O lado negativo é que a defesa de tais iniciativas tem uma certa dose de radicalismo, que é necessário em qualquer ruptura, criando “trincheiras” de ambos os lados. Como meu amigo Orzenil insiste em me lembrar, Software Livre no Brasil é coisa do PT. Não, não sou petista e não acho que seja verdadeira a afirmação, mas não há como negar que essa é a imagem para a sociedade brasileira. Fica muito difícil para um possível governo de oposição carregar a mesma bandeira, ainda que tenha vontade e pareça a solução lógica para eles.

Você deve estar se perguntando agora: mas isso é o governo. E todo o ecossistema que existe ao redor do Software Livre? A iniciativa privada não tem nada com isso. Bom, infelizmente não posso mais me dar ao luxo de manter tal ingenuidade. Os números variam, e quem tiver um dado mais exato coloque nos comentários por favor, mas o Governo representa algo em torno de 60% da indústria de software no Brasil. Em se tratando exclusivamente de Software Livre, me arrisco a dizer que o número é significativamente maior. Quase todas as grandes empresas que conheço teriam grandes dificuldades se perdessem seus contratos com o Governo Federal de maneira geral. Até mesmo o FISL, um dos maiores eventos do mundo, passaria por sérios apuros sem o apoio do Governo.

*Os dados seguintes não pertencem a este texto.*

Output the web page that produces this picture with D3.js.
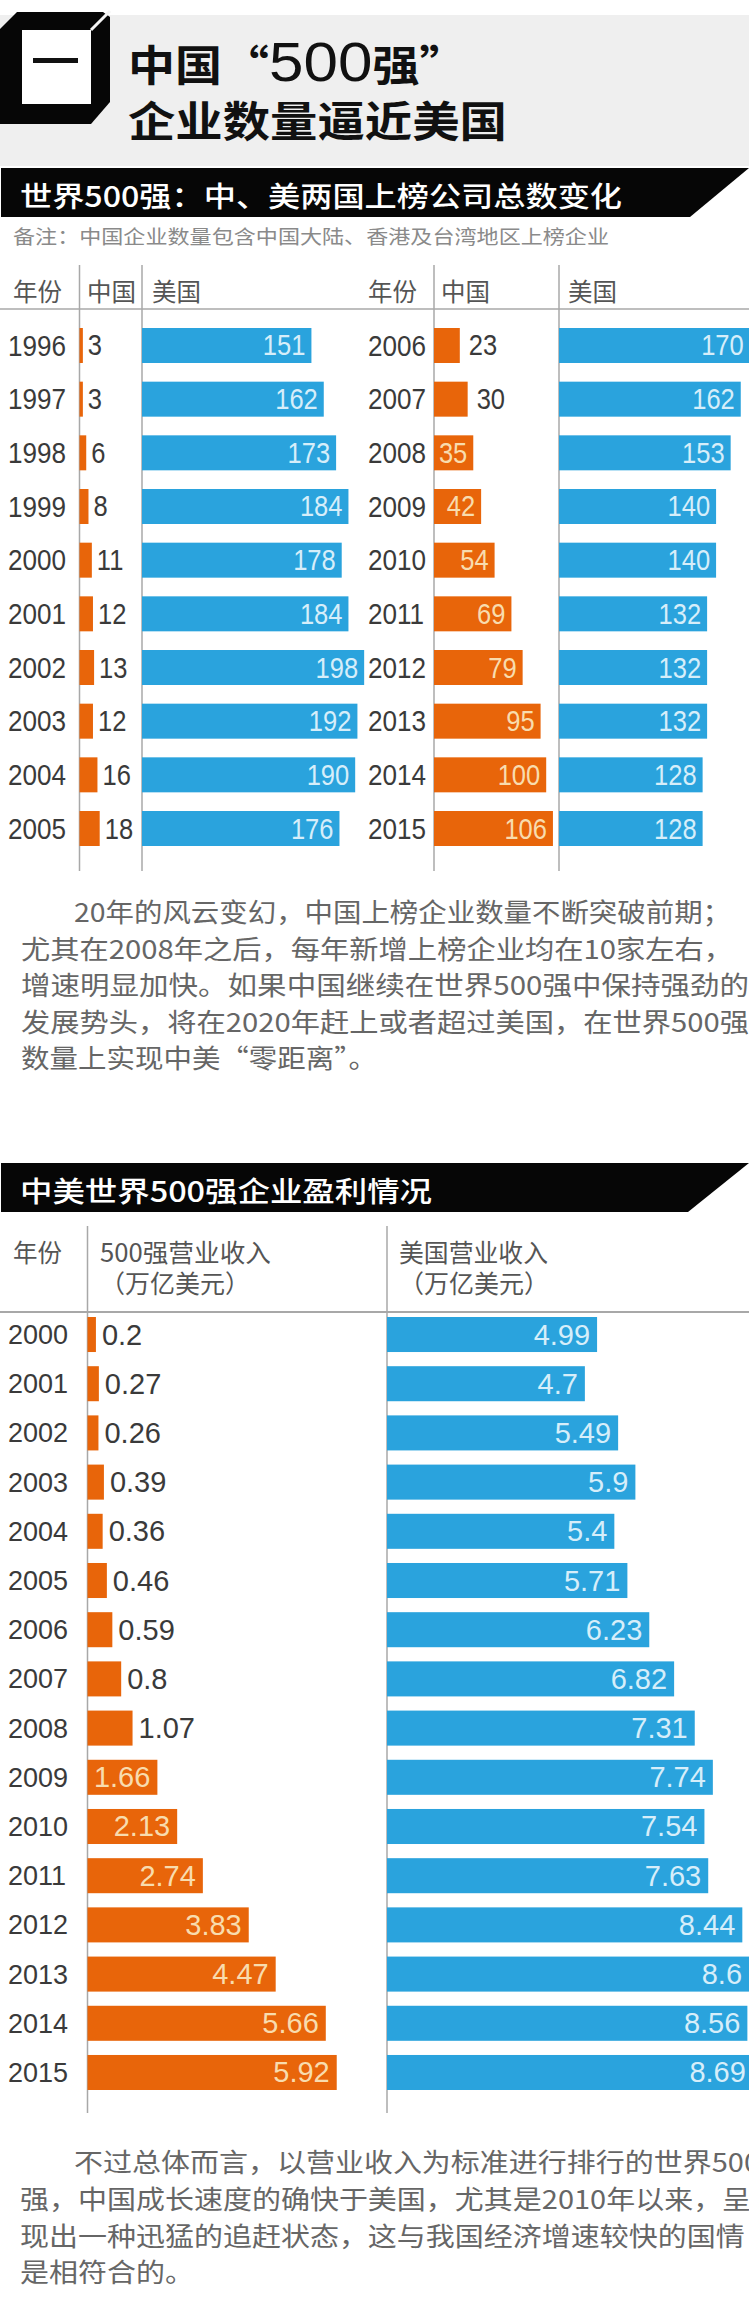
<!DOCTYPE html>
<html>
<head>
<meta charset="utf-8">
<script src="https://cdn.jsdelivr.net/npm/d3@7"></script>
<style>
    html, body { margin: 0; padding: 0; background: #fff; overflow: hidden; }
    svg { display: block; }
    text { font-family: "Liberation Sans", "Noto Sans CJK SC", sans-serif; }
    .cjk { font-family: "Noto Sans CJK SC", sans-serif; }
</style>
</head>
<body>
<svg id="chart" width="749" height="2324"></svg>
<script>
// Top table: companies on the list per year
const yearsA = [1996, 1997, 1998, 1999, 2000, 2001, 2002, 2003, 2004, 2005];
const chinaA = [3, 3, 6, 8, 11, 12, 13, 12, 16, 18];
const usaA = [151, 162, 173, 184, 178, 184, 198, 192, 190, 176];

const yearsB = [2006, 2007, 2008, 2009, 2010, 2011, 2012, 2013, 2014, 2015];
const chinaB = [23, 30, 35, 42, 54, 69, 79, 95, 100, 106];
const usaB = [170, 162, 153, 140, 140, 132, 132, 132, 128, 128];

// Bottom table: revenue in trillion dollars
const revenueYears = [2000, 2001, 2002, 2003, 2004, 2005, 2006, 2007, 2008, 2009, 2010, 2011, 2012, 2013, 2014, 2015];
const revenueChina = ['0.2', '0.27', '0.26', '0.39', '0.36', '0.46', '0.59', '0.8', '1.07', '1.66', '2.13', '2.74', '3.83', '4.47', '5.66', '5.92'];
const revenueUsa = ['4.99', '4.7', '5.49', '5.9', '5.4', '5.71', '6.23', '6.82', '7.31', '7.74', '7.54', '7.63', '8.44', '8.6', '8.56', '8.69'];

const paragraphA = [
    '20年的风云变幻，中国上榜企业数量不断突破前期；',
    '尤其在2008年之后，每年新增上榜企业均在10家左右，',
    '增速明显加快。如果中国继续在世界500强中保持强劲的',
    '发展势头，将在2020年赶上或者超过美国，在世界500强',
    '数量上实现中美“零距离”。'
];
const paragraphB = [
    '不过总体而言，以营业收入为标准进行排行的世界500',
    '强，中国成长速度的确快于美国，尤其是2010年以来，呈',
    '现出一种迅猛的追赶状态，这与我国经济增速较快的国情',
    '是相符合的。'
];

const BLUE = '#2aa3dd';
const ORANGE = '#e8650a';
const INK = '#3a3a3a';
const RULE = '#a8a8a8';

const svg = d3.select('#chart');

// Text helper, sx/sy squeeze the glyphs a little like the source image
function put(x, y, str, opt) {
    const o = Object.assign({ size: 24, fill: INK, sx: 1, sy: 1, anchor: 'start', weight: 400, cjk: true }, opt);
    const t = svg.append('text')
        .attr('transform', `translate(${x},${y}) scale(${o.sx},${o.sy})`)
        .attr('class', o.cjk ? 'cjk' : null)
        .attr('font-size', o.size)
        .attr('font-weight', o.weight)
        .attr('text-anchor', o.anchor)
        .attr('fill', o.fill)
        .text(str);
    if (o.width) t.attr('textLength', o.width / o.sx).attr('lengthAdjust', 'spacingAndGlyphs');
    return t;
}

function sectionBar(top, right, label, labelWidth) {
    svg.append('polygon')
        .attr('points', [[1, top], [749, top], [right, top + 49], [1, top + 49]].join(' '))
        .attr('fill', '#060606');
    put(20, top + 39, label, { size: 32, sy: 0.88, fill: '#fff', weight: 500, width: labelWidth });
}

// One column of bars, label sits inside when the bar is long enough
function barColumn(opt) {
    const g = svg.append('g').attr('transform', `translate(${opt.x0},0)`);
    const data = opt.values.map((v, i) => ({ key: opt.keys[i], label: v, value: +v }));

    g.selectAll('rect')
        .data(data)
        .enter()
        .append('rect')
        .attr('x', 0)
        .attr('y', d => opt.y(d.key))
        .attr('width', d => opt.x(d.value))
        .attr('height', opt.y.bandwidth())
        .attr('fill', opt.color);

    g.selectAll('text')
        .data(data)
        .enter()
        .append('text')
        .attr('transform', d => {
            const inside = d.value >= opt.insideFrom;
            const px = inside ? opt.x(d.value) - opt.inset : opt.x(d.value) + opt.outset;
            const py = opt.y(d.key) + opt.y.bandwidth() / 2 + opt.base;
            return `translate(${px},${py}) scale(${opt.sx},1)`;
        })
        .attr('text-anchor', d => (d.value >= opt.insideFrom ? 'end' : 'start'))
        .attr('font-size', opt.size)
        .attr('fill', d => (d.value >= opt.insideFrom ? opt.pale : INK))
        .text(d => d.label);
}

// Year labels are left aligned in the source, so the axis text is re-anchored
function yearAxis(xLeft, y, size, sx) {
    const axis = d3.axisLeft(y).tickSize(0).tickPadding(0).tickFormat(d3.format('d'));
    const g = svg.append('g').attr('transform', `translate(${xLeft},0)`).call(axis);
    g.select('.domain').remove();
    g.selectAll('text')
        .attr('x', 0)
        .attr('dy', '0.35em')
        .attr('text-anchor', 'start')
        .attr('font-family', '"Liberation Sans", sans-serif')
        .attr('font-size', size)
        .attr('fill', INK)
        .attr('transform', `scale(${sx},1)`);
}

function vRule(x, y1, y2) {
    svg.append('line').attr('x1', x).attr('x2', x).attr('y1', y1).attr('y2', y2)
        .attr('stroke', RULE).attr('stroke-width', 1.5);
}

function hRule(y, width) {
    svg.append('line').attr('x1', 0).attr('x2', 749).attr('y1', y).attr('y2', y)
        .attr('stroke', RULE).attr('stroke-width', width);
}

function drawHeader() {
    svg.append('rect').attr('x', 0).attr('y', 15).attr('width', 749).attr('height', 151).attr('fill', '#efefef');

    // Black box icon, the cut corner is a light diagonal
    svg.append('polygon')
        .attr('points', '17,12 103,12 110,17 110,102 91,124 0,124 0,29')
        .attr('fill', '#060606');
    svg.append('rect').attr('x', 22).attr('y', 30).attr('width', 69).attr('height', 74).attr('fill', '#fff');
    svg.append('line').attr('x1', 91).attr('y1', 30).attr('x2', 110).attr('y2', 11)
        .attr('stroke', '#f4f4f4').attr('stroke-width', 3);
    svg.append('rect').attr('x', 33).attr('y', 58).attr('width', 45).attr('height', 5).attr('fill', '#111');

    const one = put(128, 81, '中国“', { size: 47, sy: 0.9, fill: '#111', weight: 700 });
    one.append('tspan').style('font-family', '"Liberation Sans"').attr('font-size', 62)
        .attr('font-weight', 400).text('500');
    one.append('tspan').text('强”');
    put(128, 137, '企业数量逼近美国', { size: 47, sy: 0.9, fill: '#111', weight: 700, width: 379 });
}

function drawCounts() {
    sectionBar(168, 690, '世界500强：中、美两国上榜公司总数变化', 602);
    put(13, 244, '备注：中国企业数量包含中国大陆、香港及台湾地区上榜企业', { size: 22, sy: 0.9, fill: '#8a8a8a', width: 596 });

    [[13, '年份'], [87, '中国'], [152, '美国'], [368, '年份'], [441, '中国'], [568, '美国']].forEach(h => {
        put(h[0], 301, h[1], { size: 24.5, fill: '#555' });
    });

    [79.5, 142, 434, 559].forEach(x => vRule(x, 265, 871));
    hRule(309, 1.5);

    const x = d3.scaleLinear().domain([0, 200]).range([0, 224.4]);
    const yA = d3.scaleBand().domain(yearsA).range([328, 846]).paddingInner(0.348);
    const yB = d3.scaleBand().domain(yearsB).range([328, 846]).paddingInner(0.348);

    yearAxis(8, yA, 29, 0.9);
    yearAxis(368, yB, 29, 0.9);

    const shared = { x: x, size: 29, sx: 0.88, base: 10, inset: 6, outset: 5, insideFrom: 32 };
    barColumn(Object.assign({}, shared, { x0: 79.5, y: yA, keys: yearsA, values: chinaA, color: ORANGE, pale: '#f8dcae' }));
    barColumn(Object.assign({}, shared, { x0: 142, y: yA, keys: yearsA, values: usaA, color: BLUE, pale: '#d6eefa', insideFrom: 0 }));
    barColumn(Object.assign({}, shared, { x0: 434, y: yB, keys: yearsB, values: chinaB, color: ORANGE, pale: '#f8dcae', outset: 9 }));
    barColumn(Object.assign({}, shared, { x0: 559, y: yB, keys: yearsB, values: usaB, color: BLUE, pale: '#d6eefa', insideFrom: 0 }));

    paragraphA.forEach((line, i) => {
        put(i === 0 ? 74 : 21, 922 + i * 36.6, line, { size: 29, sy: 0.9, fill: '#666', width: [657, 712, 728, 728, 356][i] });
    });
}

function drawRevenue() {
    sectionBar(1163, 688, '中美世界500强企业盈利情况', 412);

    put(13, 1262, '年份', { size: 24.5, fill: '#555' });
    put(100, 1262, '500强营业收入', { size: 25, fill: '#555', width: 171 });
    put(100, 1293, '（万亿美元）', { size: 25, fill: '#555' });
    put(399, 1262, '美国营业收入', { size: 25, fill: '#555', width: 149 });
    put(399, 1293, '（万亿美元）', { size: 25, fill: '#555' });

    [87.5, 387].forEach(x => vRule(x, 1226, 2113));
    hRule(1312, 2);

    const x = d3.scaleLinear().domain([0, 10]).range([0, 421]);
    const y = d3.scaleBand().domain(revenueYears).range([1317, 2090]).paddingInner(0.288);

    yearAxis(8, y, 27, 1);

    const shared = { x: x, y: y, keys: revenueYears, size: 29, sx: 1, base: 10, inset: 7, outset: 6 };
    barColumn(Object.assign({}, shared, { x0: 87.5, values: revenueChina, color: ORANGE, pale: '#f8dcae', insideFrom: 1.5 }));
    barColumn(Object.assign({}, shared, { x0: 387, values: revenueUsa, color: BLUE, pale: '#d6eefa', insideFrom: 0 }));

    paragraphB.forEach((line, i) => {
        put(i === 0 ? 74 : 20, 2172 + i * 36.8, line, { size: 29, sy: 0.9, fill: '#666' });
    });
}

drawHeader();
drawCounts();
drawRevenue();
</script>
</body>
</html>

O que fecha a preocupante equação para mim é um movimento que vejo acontecer nos últimos seis meses. Alguns nomes dos mais importantes para a comunidade, que não vou citar por motivos óbvios, têm enfrentado dificuldades financeiras, seja porque se dedicaram a trabalhos de evangelização que não renderam o esperado, seja porque a posição que ocupavam em grandes empresas foi extinta. Uma grande parte das pessoas está empregada no Governo de forma direta, a maior parte delas em cargos que não possuem nenhuma estabilidade, e podem simplesmente ser demitidas numa possível mudança de governo. Eu posso me incluir nessa categoria, ainda que de forma menos preocupante que outras pessoas. Agora imagine que você defenda algo que é moral e tecnologicamente correto (caso do Software Livre) e que exatamente por isso você fique desempregado. É o risco que estamos correndo agora, e alguns já sentiram isso na pele. O desabafo do Anahuac talvez seja o maior exemplo disso e, ainda que ele tenha conseguido resolver parte de seus problemas, a questão central ainda permanece. Um exemplo em nível internacional pode ser visto aqui.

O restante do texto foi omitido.